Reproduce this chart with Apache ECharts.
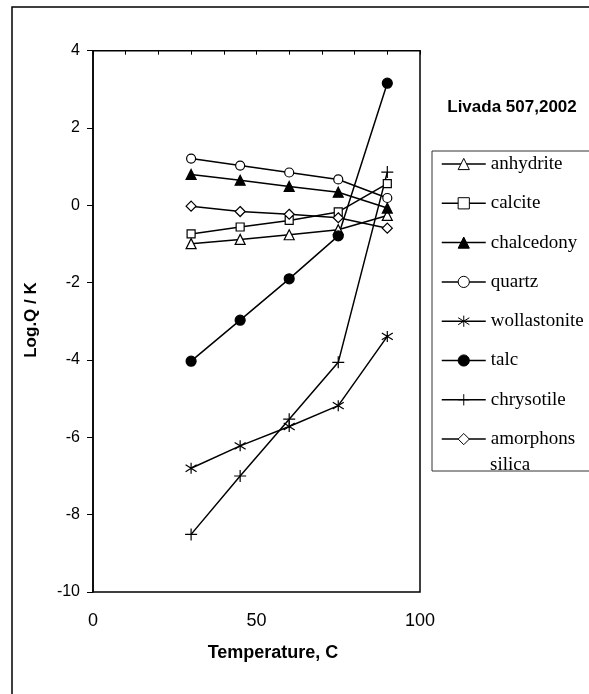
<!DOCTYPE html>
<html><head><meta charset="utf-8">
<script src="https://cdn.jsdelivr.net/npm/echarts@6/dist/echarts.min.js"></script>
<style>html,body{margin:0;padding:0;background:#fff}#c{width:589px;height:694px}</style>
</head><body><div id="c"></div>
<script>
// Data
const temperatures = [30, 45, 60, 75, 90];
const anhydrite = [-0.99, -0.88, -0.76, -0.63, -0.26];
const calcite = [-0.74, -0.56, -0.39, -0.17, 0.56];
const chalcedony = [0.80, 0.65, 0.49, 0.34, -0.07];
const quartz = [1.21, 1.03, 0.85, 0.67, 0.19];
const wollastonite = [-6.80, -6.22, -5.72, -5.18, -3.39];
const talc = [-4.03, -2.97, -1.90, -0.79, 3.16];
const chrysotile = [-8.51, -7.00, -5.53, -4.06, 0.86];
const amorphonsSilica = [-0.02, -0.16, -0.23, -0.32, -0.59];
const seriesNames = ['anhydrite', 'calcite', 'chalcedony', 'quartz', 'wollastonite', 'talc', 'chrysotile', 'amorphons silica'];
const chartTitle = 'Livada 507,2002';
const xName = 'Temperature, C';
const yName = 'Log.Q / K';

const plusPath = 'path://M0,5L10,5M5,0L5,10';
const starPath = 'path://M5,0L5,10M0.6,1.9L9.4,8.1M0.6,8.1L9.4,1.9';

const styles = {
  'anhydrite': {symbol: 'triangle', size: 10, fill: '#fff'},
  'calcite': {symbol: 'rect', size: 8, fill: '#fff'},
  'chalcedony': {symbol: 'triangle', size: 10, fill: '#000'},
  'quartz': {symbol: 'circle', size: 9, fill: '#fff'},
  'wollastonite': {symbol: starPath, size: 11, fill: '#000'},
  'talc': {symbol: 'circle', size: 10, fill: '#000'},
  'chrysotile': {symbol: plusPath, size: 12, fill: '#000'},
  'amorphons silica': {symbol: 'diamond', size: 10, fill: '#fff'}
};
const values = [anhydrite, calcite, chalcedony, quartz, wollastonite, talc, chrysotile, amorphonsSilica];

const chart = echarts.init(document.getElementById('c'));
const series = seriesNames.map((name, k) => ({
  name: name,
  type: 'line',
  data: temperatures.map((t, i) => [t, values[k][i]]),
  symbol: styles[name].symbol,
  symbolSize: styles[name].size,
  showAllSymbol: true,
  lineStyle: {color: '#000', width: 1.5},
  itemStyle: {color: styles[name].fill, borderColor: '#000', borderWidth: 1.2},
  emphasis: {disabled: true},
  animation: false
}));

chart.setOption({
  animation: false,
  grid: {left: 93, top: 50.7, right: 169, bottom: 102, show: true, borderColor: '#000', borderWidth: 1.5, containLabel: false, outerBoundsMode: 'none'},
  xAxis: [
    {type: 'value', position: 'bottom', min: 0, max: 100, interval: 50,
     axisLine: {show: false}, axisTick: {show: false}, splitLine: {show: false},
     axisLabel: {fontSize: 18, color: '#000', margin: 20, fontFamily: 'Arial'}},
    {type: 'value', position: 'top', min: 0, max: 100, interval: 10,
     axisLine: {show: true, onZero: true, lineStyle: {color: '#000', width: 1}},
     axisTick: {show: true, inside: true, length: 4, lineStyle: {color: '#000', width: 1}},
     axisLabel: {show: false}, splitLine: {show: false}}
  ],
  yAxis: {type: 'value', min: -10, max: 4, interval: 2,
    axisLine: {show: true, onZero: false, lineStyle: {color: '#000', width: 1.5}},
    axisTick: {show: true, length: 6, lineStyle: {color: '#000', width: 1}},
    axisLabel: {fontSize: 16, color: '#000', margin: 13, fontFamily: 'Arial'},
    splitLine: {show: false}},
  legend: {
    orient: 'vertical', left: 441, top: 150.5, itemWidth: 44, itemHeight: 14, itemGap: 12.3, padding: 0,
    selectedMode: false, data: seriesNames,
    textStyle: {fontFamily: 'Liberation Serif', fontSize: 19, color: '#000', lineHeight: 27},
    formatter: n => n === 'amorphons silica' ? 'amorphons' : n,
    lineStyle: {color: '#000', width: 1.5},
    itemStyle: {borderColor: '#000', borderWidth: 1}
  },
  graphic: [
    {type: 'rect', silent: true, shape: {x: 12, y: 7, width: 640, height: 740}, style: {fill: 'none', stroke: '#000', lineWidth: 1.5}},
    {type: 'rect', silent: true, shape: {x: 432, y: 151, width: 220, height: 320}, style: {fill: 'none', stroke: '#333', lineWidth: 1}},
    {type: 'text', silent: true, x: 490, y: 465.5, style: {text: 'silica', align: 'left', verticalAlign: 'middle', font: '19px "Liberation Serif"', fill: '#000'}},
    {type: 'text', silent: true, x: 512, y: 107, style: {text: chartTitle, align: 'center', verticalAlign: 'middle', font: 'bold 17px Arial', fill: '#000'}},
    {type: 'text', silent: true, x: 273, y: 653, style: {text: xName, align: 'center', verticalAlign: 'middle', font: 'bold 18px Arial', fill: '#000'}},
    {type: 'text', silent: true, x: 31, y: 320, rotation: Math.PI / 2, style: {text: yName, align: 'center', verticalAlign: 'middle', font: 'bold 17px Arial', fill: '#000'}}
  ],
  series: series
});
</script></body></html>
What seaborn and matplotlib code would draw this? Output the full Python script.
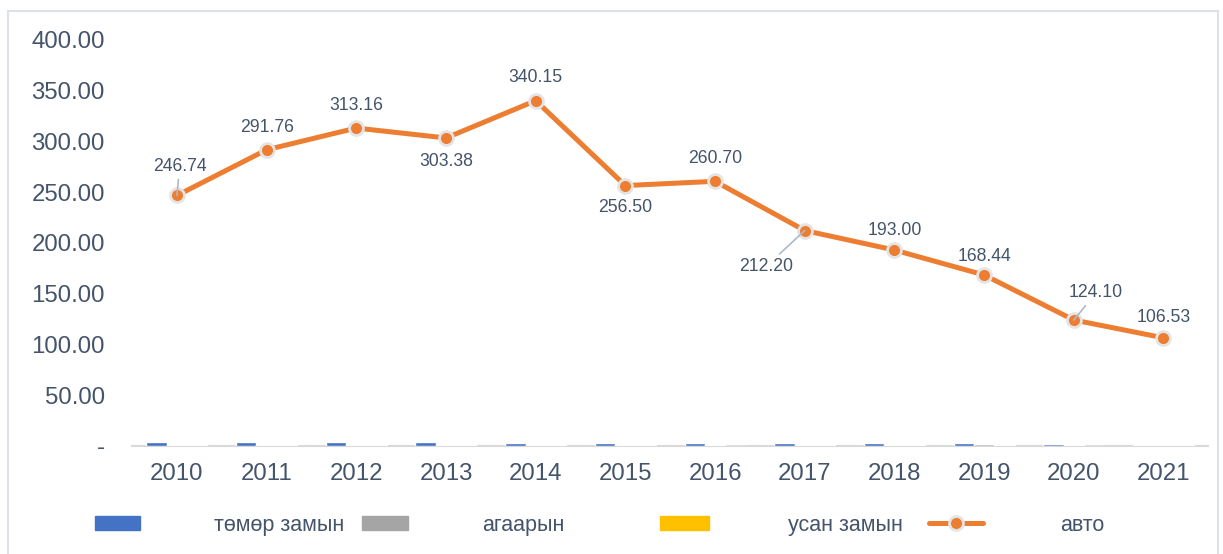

Directive: Repeat only the lines from the beginning of the material through the line containing "talc, chrysotile, amorphonsSilica];", both ends kept, leaving pictures out.

Output for this task:
Reproduce this chart with Apache ECharts.
<!DOCTYPE html>
<html><head><meta charset="utf-8">
<script src="https://cdn.jsdelivr.net/npm/echarts@6/dist/echarts.min.js"></script>
<style>html,body{margin:0;padding:0;background:#fff}#c{width:589px;height:694px}</style>
</head><body><div id="c"></div>
<script>
// Data
const temperatures = [30, 45, 60, 75, 90];
const anhydrite = [-0.99, -0.88, -0.76, -0.63, -0.26];
const calcite = [-0.74, -0.56, -0.39, -0.17, 0.56];
const chalcedony = [0.80, 0.65, 0.49, 0.34, -0.07];
const quartz = [1.21, 1.03, 0.85, 0.67, 0.19];
const wollastonite = [-6.80, -6.22, -5.72, -5.18, -3.39];
const talc = [-4.03, -2.97, -1.90, -0.79, 3.16];
const chrysotile = [-8.51, -7.00, -5.53, -4.06, 0.86];
const amorphonsSilica = [-0.02, -0.16, -0.23, -0.32, -0.59];
const seriesNames = ['anhydrite', 'calcite', 'chalcedony', 'quartz', 'wollastonite', 'talc', 'chrysotile', 'amorphons silica'];
const chartTitle = 'Livada 507,2002';
const xName = 'Temperature, C';
const yName = 'Log.Q / K';

const plusPath = 'path://M0,5L10,5M5,0L5,10';
const starPath = 'path://M5,0L5,10M0.6,1.9L9.4,8.1M0.6,8.1L9.4,1.9';

const styles = {
  'anhydrite': {symbol: 'triangle', size: 10, fill: '#fff'},
  'calcite': {symbol: 'rect', size: 8, fill: '#fff'},
  'chalcedony': {symbol: 'triangle', size: 10, fill: '#000'},
  'quartz': {symbol: 'circle', size: 9, fill: '#fff'},
  'wollastonite': {symbol: starPath, size: 11, fill: '#000'},
  'talc': {symbol: 'circle', size: 10, fill: '#000'},
  'chrysotile': {symbol: plusPath, size: 12, fill: '#000'},
  'amorphons silica': {symbol: 'diamond', size: 10, fill: '#fff'}
};
const values = [anhydrite, calcite, chalcedony, quartz, wollastonite, talc, chrysotile, amorphonsSilica];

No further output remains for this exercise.